I haven't had much time to post, what with being busy and working on the future
instead of the immediate. Even
though writing here regularly was always intended to help me get to
the next place in my life professionally (I accomplished my goal but
I still enjoy doing the research, writing, writing about food and
posting regularly.) And even though wiki pages and portable
internet are now so commonplace, that a 450 word treatise on black
kale is unwanted, possibly unneeded at this juncture of time and
technology - I still have so much to say about the subject of food.
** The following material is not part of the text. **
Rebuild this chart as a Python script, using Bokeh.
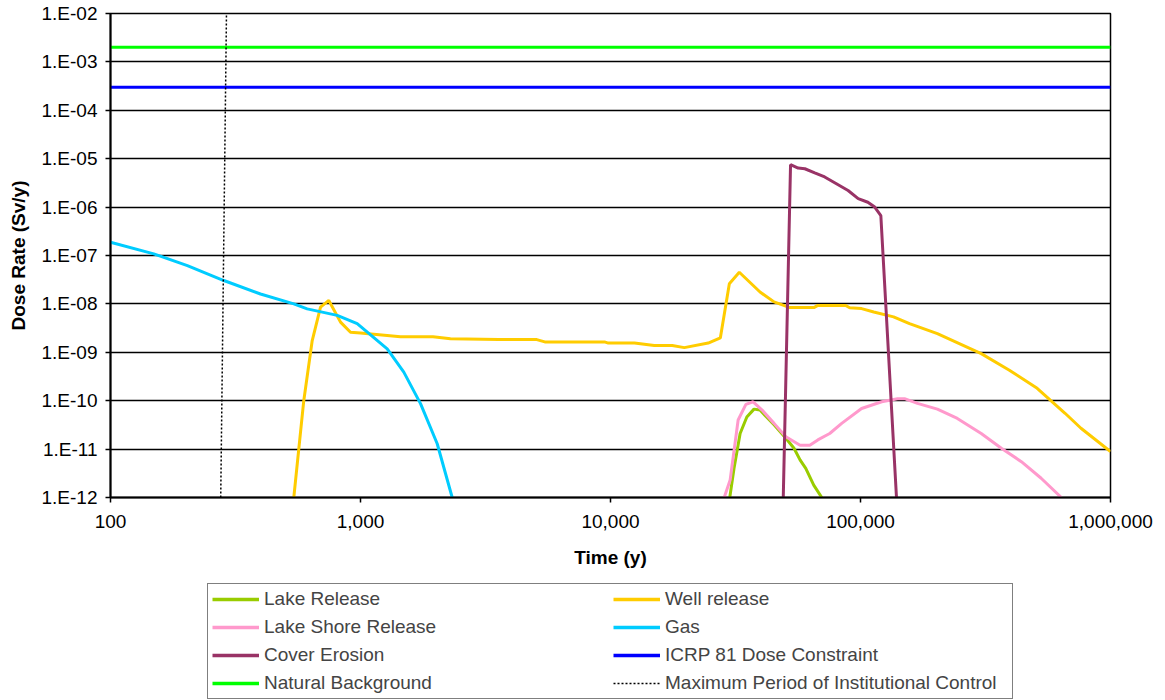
import numpy as np
from bokeh.plotting import figure
from bokeh.layouts import column
from bokeh.models import (Legend, LegendItem, FixedTicker, CustomJSTickFormatter,
                          NumeralTickFormatter, Range1d)
from bokeh.embed import file_html
from bokeh.resources import INLINE

# ---------------- data ----------------
lake_t = [30000, 31200, 33000, 35100, 37500, 39600, 45100, 50300, 54200, 57300, 60400, 65000, 70000]
lake_d = [1e-12, 4e-12, 2.1e-11, 4.6e-11, 6.7e-11, 6.4e-11, 3.2e-11, 1.67e-11, 1.04e-11, 6e-12, 4e-12, 1.8e-12, 1e-12]

well_t = [541, 593, 641, 692, 747, 832, 912, 1000, 1445, 1950, 2290, 3573, 5070, 5460, 9460,
          9800, 12470, 14960, 17660, 19730, 24600, 27500, 29880, 32750, 39640, 45100, 52200,
          65100, 67500, 87300, 90500, 101000, 113000, 135600, 157000, 203000, 304000, 394000,
          509000, 658000, 762000, 1000000]
well_d = [1e-12, 1e-10, 1.75e-9, 8.6e-9, 1.18e-8, 4.2e-9, 2.6e-9, 2.5e-9, 2.1e-9, 2.1e-9, 1.9e-9,
          1.83e-9, 1.83e-9, 1.64e-9, 1.64e-9, 1.55e-9, 1.55e-9, 1.38e-9, 1.38e-9, 1.25e-9,
          1.55e-9, 1.98e-9, 2.6e-8, 4.5e-8, 1.76e-8, 1.1e-8, 8.4e-9, 8.4e-9, 9.3e-9, 9.3e-9,
          8.3e-9, 8e-9, 6.8e-9, 5.4e-9, 3.9e-9, 2.43e-9, 9.4e-10, 4.27e-10, 1.8e-10, 5.5e-11,
          2.7e-11, 8.9e-12]

shore_t = [28500, 30100, 32400, 34800, 37200, 40400, 45100, 50300, 57300, 62700, 67500, 75300,
           84100, 101000, 121600, 140700, 150000, 169000, 203000, 244000, 304000, 366000, 440000,
           528000, 636000]
shore_d = [1e-12, 2.3e-12, 4e-11, 8.4e-11, 9.5e-11, 6.4e-11, 3.4e-11, 1.8e-11, 1.2e-11, 1.2e-11,
           1.55e-11, 2.1e-11, 3.4e-11, 6.9e-11, 9.5e-11, 1.1e-10, 1.1e-10, 8.8e-11, 6.7e-11,
           4.3e-11, 2.1e-11, 1.04e-11, 5.5e-12, 2.5e-12, 1e-12]

gas_t = [100, 149, 203, 284, 398, 541, 612, 807, 970, 1279, 1490, 1738, 2027, 2327]
gas_d = [1.88e-7, 1.08e-7, 6.2e-8, 3.04e-8, 1.6e-8, 1.0e-8, 7.9e-9, 5.8e-9, 3.9e-9, 1.18e-9,
         3.9e-10, 8.7e-11, 1.29e-11, 1e-12]

cover_t = [49100, 52500, 56300, 59900, 65600, 71900, 80100, 89200, 97900, 107000, 114000, 120600, 139300]
cover_d = [1e-12, 7.5e-6, 6.4e-6, 6.2e-6, 5.1e-6, 4.2e-6, 3.04e-6, 2.2e-6, 1.5e-6, 1.26e-6, 1e-6, 6.7e-7, 1e-12]

span_t = [100, 1000000]
icrp_d = [3e-4, 3e-4]
natural_d = [2e-3, 2e-3]

control_t = [276, 291]
control_d = [1e-12, 1e-2]

x_ticks = [100, 1000, 10000, 100000, 1000000]
y_ticks = [1e-12, 1e-11, 1e-10, 1e-9, 1e-8, 1e-7, 1e-6, 1e-5, 1e-4, 1e-3, 1e-2]

series_names = ["Lake Release", "Well release", "Lake Shore Release", "Gas", "Cover Erosion",
                "ICRP 81 Dose Constraint", "Natural Background",
                "Maximum Period of Institutional Control"]
series_colors = ["#99CC00", "#FFCC00", "#FF99CC", "#00CCFF", "#993366", "#0000FF", "#00FF00", "black"]

FONT = "Liberation Sans"

p = figure(frame_width=1000, frame_height=484,
           x_axis_type="log", y_axis_type="log",
           x_range=(100, 1000000), y_range=(1e-12, 1e-2),
           output_backend="svg", toolbar_location=None,
           min_border_left=110, min_border_right=55, min_border_top=13, min_border_bottom=86)

p.background_fill_color = "white"
p.border_fill_color = "white"
p.outline_line_color = "black"
p.outline_line_width = 1.5

# grid
p.xgrid.grid_line_color = None
p.ygrid.grid_line_color = "black"
p.ygrid.grid_line_width = 1.5
p.ygrid.ticker = FixedTicker(ticks=y_ticks)

# axes
p.xaxis.ticker = FixedTicker(ticks=x_ticks, minor_ticks=[])
p.yaxis.ticker = FixedTicker(ticks=y_ticks, minor_ticks=[])
p.xaxis.formatter = NumeralTickFormatter(format="0,0")
p.yaxis.formatter = CustomJSTickFormatter(code="""
const e = Math.round(Math.log10(tick));
return "1.E" + (e < 0 ? "-" : "+") + String(Math.abs(e)).padStart(2, "0");
""")
for ax in (p.xaxis, p.yaxis):
    ax.axis_line_color = "black"
    ax.axis_line_width = 2
    ax.major_tick_line_color = "black"
    ax.major_tick_line_width = 1.5
    ax.major_tick_in = 0
    ax.major_tick_out = 5
    ax.minor_tick_line_color = None
    ax.major_label_text_font = FONT
    ax.major_label_text_font_size = "19px"
    ax.major_label_text_color = "black"
    ax.axis_label_text_font = FONT
    ax.axis_label_text_font_size = "19px"
    ax.axis_label_text_font_style = "bold"
    ax.axis_label_text_color = "black"

p.xaxis.axis_label = "Time (y)"
p.yaxis.axis_label = "Dose Rate (Sv/y)"
p.xaxis.major_label_standoff = 12
p.xaxis.axis_label_standoff = 16
p.yaxis.major_label_standoff = 8
p.yaxis.axis_label_standoff = 10

# series
series_data = [(lake_t, lake_d), (well_t, well_d), (shore_t, shore_d), (gas_t, gas_d),
               (cover_t, cover_d), (span_t, icrp_d), (span_t, natural_d)]
for (t, d), c in zip(series_data, series_colors[:7]):
    p.line(t, d, line_color=c, line_width=3)
p.line(control_t, control_d, line_color="black", line_width=1.5, line_dash="2 2")

# legend figure below the chart
q = figure(width=1165, height=117, x_range=Range1d(0, 1), y_range=Range1d(0, 1),
           output_backend="svg", toolbar_location=None,
           x_axis_location=None, y_axis_location=None,
           min_border_left=0, min_border_right=0, min_border_top=0, min_border_bottom=0)
q.xgrid.grid_line_color = None
q.ygrid.grid_line_color = None
q.outline_line_color = None
q.background_fill_color = "white"
q.border_fill_color = "white"

empty = np.array([np.nan])
handles = {}
for name, c in zip(series_names[:7], series_colors[:7]):
    handles[name] = q.line(empty, empty, line_color=c, line_width=3.5)
handles[series_names[7]] = q.line(empty, empty, line_color="black", line_width=1.5, line_dash="2 2")

order = ["Lake Release", "Lake Shore Release", "Cover Erosion", "Natural Background",
         "Well release", "Gas", "ICRP 81 Dose Constraint",
         "Maximum Period of Institutional Control"]
items = [LegendItem(label=n, renderers=[handles[n]]) for n in order]
legend = Legend(items=items, orientation="vertical", nrows=4,
                location=(97, 1), border_line_color="black", border_line_width=1.5,
                label_text_font=FONT, label_text_font_size="19px",
                glyph_width=47, glyph_height=20, label_standoff=5, label_width=343,
                label_height=22, spacing=6, padding=4, margin=0,
                background_fill_alpha=1.0)
q.add_layout(legend, "center")

layout = column(p, q, spacing=0)
open("out.html", "w").write(file_html(layout, INLINE))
To get back in the swing of things, I
grabbed a book off the shelf – Volume 2 of Encyclopedia of Fast
Food and Junk Food (K-Z), randomly opened a page and will now
write words about...peanut butter. It's like a creamy smooth prompt,
that's good on a sandwich.
Most of us
instantly think of George Washington Carver's connection to the
peanut. But what was it he actually did with the peanut is the fuzzy part: Did he improve
the crop, breed a new strain, save it from the peanut weevil, invent
peanut butter? I remembered him as the 'inventor' of peanut butter, but I
remembered wrong.
Not just wrong in that
way which presumes a modern American thought of doing something and
gets labeled as an inventor - as if innovator or entrepreneur is an
insult. Grinding peanuts – an activity that had probably been
performed at least once or twice in the 1,000s of years the crop had
been domesticated – no Mr. Carver's contribution to the popularity
of the peanut seems to be encouraging southern farmers to rotate
nitrogen fixing peanuts with their cotton crop, improving soil and
yields.
It is our old
friend and huckster, John Harvey Kellogg who became the champion of
peanut butter. A religious vegetarian and health food evangelical,
Mr. Kellogg promoted ground peanuts as a substitute for 'cow's
butter'. Besides his popular with the influential sanatorium in
Battle Creek, Michigan, Mr. Kellogg also began manufacturing peanut
butter as we know it.
Peanuts are 50% oil
and turn rancid quickly, this problem was solved by English chemist
Wm. Norman who figured out a way to saturate unsaturated fats. Shelf
life was extended at about the same time Mr. Carver's crop rotation
put enough peanuts in production to lower the product's cost and in
California, Rosefield Packing began selling peanut butter with
hydrogenated oil replacing natural oil – the result was a
low-priced, solid a room temperature product. All the forces
converged to make peanut butter an affordable staple of American
kitchens.
By 2000, three
companies controlled the majority of the peanut butter Market,
Rosefield's Skippy, which was acquired by Unilever, ConAgra's Peter
Pan and Proctor & Gamble's Jif. What started out as a health food
and is often thought of as a quintessential children's food, peanut
butter is now sweetened and transfatted to the point of one cup can
contain 1500 calories and twice the daily allowance of fat
recommended by the USDA. Added to the questions of relative
healthiness of the products are concerns over food allergies for
young eaters and salmonella outbreaks, the worst, 2009's poisoned
over 22,500 and killed nine.
This post wasn't
so hard, actually pretty enjoyable once I sat down and did it. Plus, I
can totally Cliff Claven someone if they try to say George Washington
Carver invented peanut butter. Rather than pick another random subject to kick off
next week's posting, I will write about the danger of immersion blenders. Plus
by that time, I should have the 12 stitches removed from my finger
and I'll be able to type about it pain free.